I promised him that I would follow-up with an email outlining what I knew to be true about solar and conventional electricity. I was amazed at how many truths there are that most Floridians are totally unaware of. Here’s the list I sent to my dentist who just purchased a Tesla car (for the environment?!?).
Solar Power Florida
A few things that I know to be true about solar vs conventional electricity for a solar powered Florida.
- The average Florida home generates over 12,000 pounds of CO2 per year
- The average car generates about 12,000 pounds of CO2 per year
- Florida produces over 108 billion pounds of CO2 each year making electricity for the 9 million homes.
- Less than 3% of all electricity in Florida is produced by renewable resources (solar)
- The average solar system for a Florida home is about $22,000
- There is still a 30% federal tax credit available for the cost of all solar related expenses: system, installation, battery back-up and all related hardware
- There is solar financing at very competitive rates for 100% of the costs
- The cost to finance solar, not including a battery, is roughly the same as the average electric bill…meaning it costs almost nothing to go solar
- Properly installed solar systems should be able to reduce the average electric bill down to around $12-$15/month (connection fee to the power company)
- The cost of solar, nationally, goes up on average of 6%/year. This means that a $200/month bill today will be over $680/month in 20 years!
- Most financed systems are a 7 year loan so, the system that lasts 25 years, is costing nothing for over 18 years.
- The cost for an average house solar system, when included in a conventional mortgage (new house), is only about $100/month…355 less than an average electric bill.
- All properly measured and installed systems should reduce the homeowners’ carbon footprint to zero. Most states have “net zero” metering which means the system over produces during the day time and the power company buys back the excess and then sells it back during evening and cloudy days…netting zero carbon footprint
- Most power companies will credit, yearly, for excess power generated above and beyond what was used during the year (In FL this is only at .10 of the cost, though)
- Solar panels are good for 25 years
- Many solar panels now have the inverter, what turns DC electric into AC electric, built into the panels. This will save having another component in the system (inverters only have a warranty of about 10-15 years)
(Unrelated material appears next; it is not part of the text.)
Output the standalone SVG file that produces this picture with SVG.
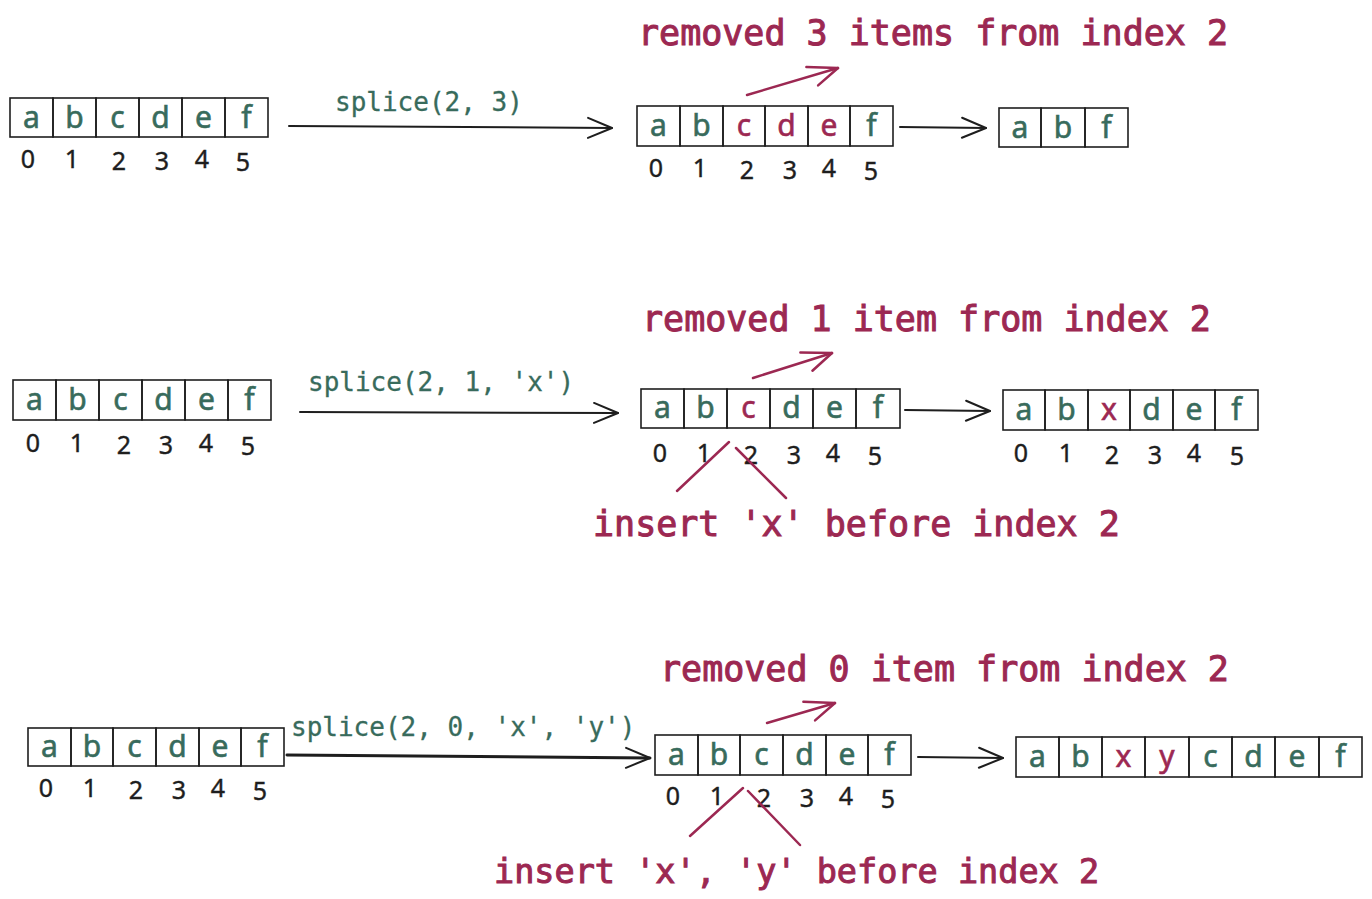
<svg xmlns="http://www.w3.org/2000/svg" width="1372" height="899" viewBox="0 0 1372 899">
<style>
.bx{fill:none;stroke:#1e1e1e;stroke-width:1.6}
.lt{font-family:"Noto Sans","DejaVu Sans",sans-serif;font-size:30px;fill:#386b5c;stroke:#386b5c;stroke-width:0.6;text-anchor:middle}
.lr{fill:#9c2852;stroke:#9c2852}
.ix{font-family:"Noto Sans","DejaVu Sans",sans-serif;font-size:25px;fill:#1e1e1e;stroke:#1e1e1e;stroke-width:0.4;text-anchor:middle}
.code{font-family:"DejaVu Sans Mono","Liberation Mono",monospace;font-size:26px;fill:#386b5c;stroke:#386b5c;stroke-width:0.3}
.note{font-family:"DejaVu Sans Mono","Liberation Mono",monospace;font-size:35px;fill:#9c2852;stroke:#9c2852;stroke-width:1}
.ar{fill:none;stroke:#1e1e1e;stroke-width:2;stroke-linecap:round}
.rr{fill:none;stroke:#9c2852;stroke-width:2.5;stroke-linecap:round}
</style>
<defs>
<marker id="mk" viewBox="0 0 28 24" refX="26" refY="12" markerWidth="28" markerHeight="24" markerUnits="userSpaceOnUse" orient="auto">
<path d="M2,2 L26,12 L2,22" fill="none" stroke="#1e1e1e" stroke-width="2" stroke-linecap="round" stroke-linejoin="round"/>
</marker>
<marker id="mr" viewBox="0 0 34 26" refX="32" refY="13" markerWidth="34" markerHeight="26" markerUnits="userSpaceOnUse" orient="auto">
<path d="M2,3 L32,13 L8,24" fill="none" stroke="#9c2852" stroke-width="2.5" stroke-linecap="round" stroke-linejoin="round"/>
</marker>
</defs>

<!-- Row 1 -->
<g id="r1-left">
<rect class="bx" x="10" y="98" width="43" height="39"/><rect class="bx" x="53" y="98" width="43" height="39"/><rect class="bx" x="96" y="98" width="43" height="39"/><rect class="bx" x="139" y="98" width="43" height="39"/><rect class="bx" x="182" y="98" width="43" height="39"/><rect class="bx" x="225" y="98" width="43" height="39"/>
<text class="lt" x="31.5" y="128">a</text><text class="lt" x="74.5" y="128">b</text><text class="lt" x="117.5" y="128">c</text><text class="lt" x="160.5" y="128">d</text><text class="lt" x="203.5" y="128">e</text><text class="lt" x="246.5" y="128">f</text>
<text class="ix" x="28" y="168">0</text><text class="ix" x="72" y="168">1</text><text class="ix" x="119" y="170">2</text><text class="ix" x="162" y="170">3</text><text class="ix" x="202" y="168">4</text><text class="ix" x="243" y="171">5</text>
</g>
<g id="r1-mid">
<rect class="bx" x="637" y="106" width="43" height="40"/><rect class="bx" x="680" y="106" width="43" height="40"/><rect class="bx" x="723" y="106" width="42" height="40"/><rect class="bx" x="765" y="106" width="43" height="40"/><rect class="bx" x="808" y="106" width="42" height="40"/><rect class="bx" x="850" y="106" width="43" height="40"/>
<text class="lt" x="658.5" y="136">a</text><text class="lt" x="701.5" y="136">b</text><text class="lt lr" x="744" y="136">c</text><text class="lt lr" x="786.5" y="136">d</text><text class="lt lr" x="829" y="136">e</text><text class="lt" x="871.5" y="136">f</text>
<text class="ix" x="656" y="177">0</text><text class="ix" x="700" y="177">1</text><text class="ix" x="747" y="179">2</text><text class="ix" x="790" y="179">3</text><text class="ix" x="829" y="177">4</text><text class="ix" x="871" y="180">5</text>
</g>
<g id="r1-right">
<rect class="bx" x="999" y="108" width="42" height="39"/><rect class="bx" x="1041" y="108" width="44" height="39"/><rect class="bx" x="1085" y="108" width="43" height="39"/>
<text class="lt" x="1020" y="138">a</text><text class="lt" x="1063" y="138">b</text><text class="lt" x="1106.5" y="138">f</text>
</g>
<text class="note" x="638" y="45">removed 3 items from index 2</text>
<text class="code" x="335" y="111">splice(2, 3)</text>

<!-- Row 2 -->
<g id="r2-left">
<rect class="bx" x="13" y="380" width="43" height="40"/><rect class="bx" x="56" y="380" width="43" height="40"/><rect class="bx" x="99" y="380" width="43" height="40"/><rect class="bx" x="142" y="380" width="43" height="40"/><rect class="bx" x="185" y="380" width="43" height="40"/><rect class="bx" x="228" y="380" width="43" height="40"/>
<text class="lt" x="34.5" y="410">a</text><text class="lt" x="77.5" y="410">b</text><text class="lt" x="120.5" y="410">c</text><text class="lt" x="163.5" y="410">d</text><text class="lt" x="206.5" y="410">e</text><text class="lt" x="249.5" y="410">f</text>
<text class="ix" x="33" y="452">0</text><text class="ix" x="77" y="452">1</text><text class="ix" x="124" y="454">2</text><text class="ix" x="166" y="454">3</text><text class="ix" x="206" y="452">4</text><text class="ix" x="248" y="455">5</text>
</g>
<g id="r2-mid">
<rect class="bx" x="641" y="389" width="43" height="39"/><rect class="bx" x="684" y="389" width="43" height="39"/><rect class="bx" x="727" y="389" width="43" height="39"/><rect class="bx" x="770" y="389" width="43" height="39"/><rect class="bx" x="813" y="389" width="43" height="39"/><rect class="bx" x="856" y="389" width="44" height="39"/>
<text class="lt" x="662.5" y="418">a</text><text class="lt" x="705.5" y="418">b</text><text class="lt lr" x="748.5" y="418">c</text><text class="lt" x="791.5" y="418">d</text><text class="lt" x="834.5" y="418">e</text><text class="lt" x="878" y="418">f</text>
<text class="ix" x="660" y="462">0</text><text class="ix" x="704" y="462">1</text><text class="ix" x="751" y="464">2</text><text class="ix" x="794" y="464">3</text><text class="ix" x="833" y="462">4</text><text class="ix" x="875" y="465">5</text>
</g>
<g id="r2-right">
<rect class="bx" x="1003" y="390" width="42" height="40"/><rect class="bx" x="1045" y="390" width="43" height="40"/><rect class="bx" x="1088" y="390" width="42" height="40"/><rect class="bx" x="1130" y="390" width="43" height="40"/><rect class="bx" x="1173" y="390" width="42" height="40"/><rect class="bx" x="1215" y="390" width="43" height="40"/>
<text class="lt" x="1024" y="420">a</text><text class="lt" x="1066.5" y="420">b</text><text class="lt lr" x="1109" y="420">x</text><text class="lt" x="1151.5" y="420">d</text><text class="lt" x="1194" y="420">e</text><text class="lt" x="1236.5" y="420">f</text>
<text class="ix" x="1021" y="462">0</text><text class="ix" x="1066" y="462">1</text><text class="ix" x="1112" y="464">2</text><text class="ix" x="1155" y="464">3</text><text class="ix" x="1194" y="462">4</text><text class="ix" x="1237" y="465">5</text>
</g>
<text class="note" x="642" y="331">removed 1 item from index 2</text>
<text class="note" x="593" y="536">insert 'x' before index 2</text>
<text class="code" x="308" y="391">splice(2, 1, 'x')</text>

<!-- Row 3 -->
<g id="r3-left">
<rect class="bx" x="28" y="728" width="43" height="38"/><rect class="bx" x="71" y="728" width="42" height="38"/><rect class="bx" x="113" y="728" width="43" height="38"/><rect class="bx" x="156" y="728" width="43" height="38"/><rect class="bx" x="199" y="728" width="42" height="38"/><rect class="bx" x="241" y="728" width="43" height="38"/>
<text class="lt" x="49.5" y="757">a</text><text class="lt" x="92" y="757">b</text><text class="lt" x="134.5" y="757">c</text><text class="lt" x="177.5" y="757">d</text><text class="lt" x="220" y="757">e</text><text class="lt" x="262.5" y="757">f</text>
<text class="ix" x="46" y="797">0</text><text class="ix" x="90" y="797">1</text><text class="ix" x="136" y="799">2</text><text class="ix" x="179" y="799">3</text><text class="ix" x="218" y="797">4</text><text class="ix" x="260" y="800">5</text>
</g>
<g id="r3-mid">
<rect class="bx" x="655" y="735" width="43" height="40"/><rect class="bx" x="698" y="735" width="42" height="40"/><rect class="bx" x="740" y="735" width="43" height="40"/><rect class="bx" x="783" y="735" width="43" height="40"/><rect class="bx" x="826" y="735" width="42" height="40"/><rect class="bx" x="868" y="735" width="43" height="40"/>
<text class="lt" x="676.5" y="765">a</text><text class="lt" x="719" y="765">b</text><text class="lt" x="761.5" y="765">c</text><text class="lt" x="804.5" y="765">d</text><text class="lt" x="847" y="765">e</text><text class="lt" x="889.5" y="765">f</text>
<text class="ix" x="673" y="805">0</text><text class="ix" x="717" y="805">1</text><text class="ix" x="764" y="807">2</text><text class="ix" x="807" y="807">3</text><text class="ix" x="846" y="805">4</text><text class="ix" x="888" y="808">5</text>
</g>
<g id="r3-right">
<rect class="bx" x="1016" y="737" width="43" height="40"/><rect class="bx" x="1059" y="737" width="43" height="40"/><rect class="bx" x="1102" y="737" width="43" height="40"/><rect class="bx" x="1145" y="737" width="44" height="40"/><rect class="bx" x="1189" y="737" width="43" height="40"/><rect class="bx" x="1232" y="737" width="43" height="40"/><rect class="bx" x="1275" y="737" width="44" height="40"/><rect class="bx" x="1319" y="737" width="43" height="40"/>
<text class="lt" x="1037.5" y="767">a</text><text class="lt" x="1080.5" y="767">b</text><text class="lt lr" x="1123.5" y="767">x</text><text class="lt lr" x="1167" y="767">y</text><text class="lt" x="1210.5" y="767">c</text><text class="lt" x="1253.5" y="767">d</text><text class="lt" x="1297" y="767">e</text><text class="lt" x="1340.5" y="767">f</text>
</g>
<text class="note" x="660" y="681">removed 0 item from index 2</text>
<text class="note" x="494" y="883" style="font-size:33.5px">insert 'x', 'y' before index 2</text>
<text class="code" x="291" y="736">splice(2, 0, 'x', 'y')</text>

<!-- Connectors -->
<g id="connectors">
<line class="ar" x1="289" y1="126" x2="612" y2="128" marker-end="url(#mk)"/>
<line class="ar" x1="900" y1="127" x2="986" y2="128" marker-end="url(#mk)"/>
<path class="rr" d="M747,95 L838,68" marker-end="url(#mr)"/>

<line class="ar" x1="300" y1="412" x2="618" y2="413" marker-end="url(#mk)"/>
<line class="ar" x1="905" y1="410" x2="990" y2="411" marker-end="url(#mk)"/>
<path class="rr" d="M753,378 L832,353" marker-end="url(#mr)"/>
<line class="rr" x1="729" y1="442" x2="677" y2="491"/>
<line class="rr" x1="736" y1="448" x2="786" y2="498"/>

<line class="ar" x1="287" y1="755" x2="650" y2="758" style="stroke-width:3" marker-end="url(#mk)"/>
<line class="ar" x1="918" y1="757" x2="1003" y2="758" marker-end="url(#mk)"/>
<path class="rr" d="M767,723 L835,703" marker-end="url(#mr)"/>
<line class="rr" x1="743" y1="788" x2="690" y2="836"/>
<line class="rr" x1="748" y1="791" x2="800" y2="845"/>
</g>
</svg>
- Properly installed systems meet all hurricane requirements
- Solar systems on houses increase their value and, according to the National Association of Realtors, they sell 3-6 months sooner than homes without solar
- An average back-up battery system will cost about $8500 installed
- Homeowners cannot use their solar system when power goes out. Power companies shut the connection off to avoid “back feeding” the power lines to prevent shock to line workers
- With a battery back-up, solar homes are allowed to produce and use their electricity during power outages, eliminating the need for generators
- A 14 KWH battery back-up can sustain the power of an average home through the evening and cloudy days. It also can charge an electric car at night.
- Powerwall 2 batteries from Tesla (hopefully readily available in the summer) can be run in tandem to store even more power. A Dominos in Australia installed 8 of them to run their store
- Most solar systems can be installed in 1-2 days.
- Properly installed solar systems do not damage existing roofs
- Panels can easily be removed if the roof needs repair
- Panels can be attached to any roof surface. Tile is the hardest to attach to. Metal roofs are the easiest.
- Many homeowners are choosing to redo their roof surface (if it is over 12 years old) when they install the panels.
- Homeowner associations cannot prevent homeowners from installing solar…federal law super-cedes any association by-laws.
Ok, so there are more than just a few reasons why there should a mostly solar poweredFlorida. There is only one reason that we don’t, and here it is:
- The power companies in Florida purposely keep prices so low that 99% of Floridians feel there is no reason to go solar. I have heard from actual solar advocates that they don’t need solar because “Florida electricity is so cheap”.
Given that there are at least 29 reasons to one for going solar, why hasn’t everyone gone solar in Florida? I, for one, don’t believe in advocating for something that I do not get behind, like caring about our environment. Sure recycling plastic bottles is a good thing but, the true facts remain; the price we pay for conventional electricity might be cheap but, it is the single biggest polluter to our delicate environment.
I welcome all comments and/or questions on this topic. My hope is that this will get reposted many, many times so that the public can start seeing the truth. The time is now to make decisions about our children’s future. My challenge to Floridians is to stop pointing fingers at political parties and go get a quote, install solar and then YOU can be the “CHANGE” that we are always talking about!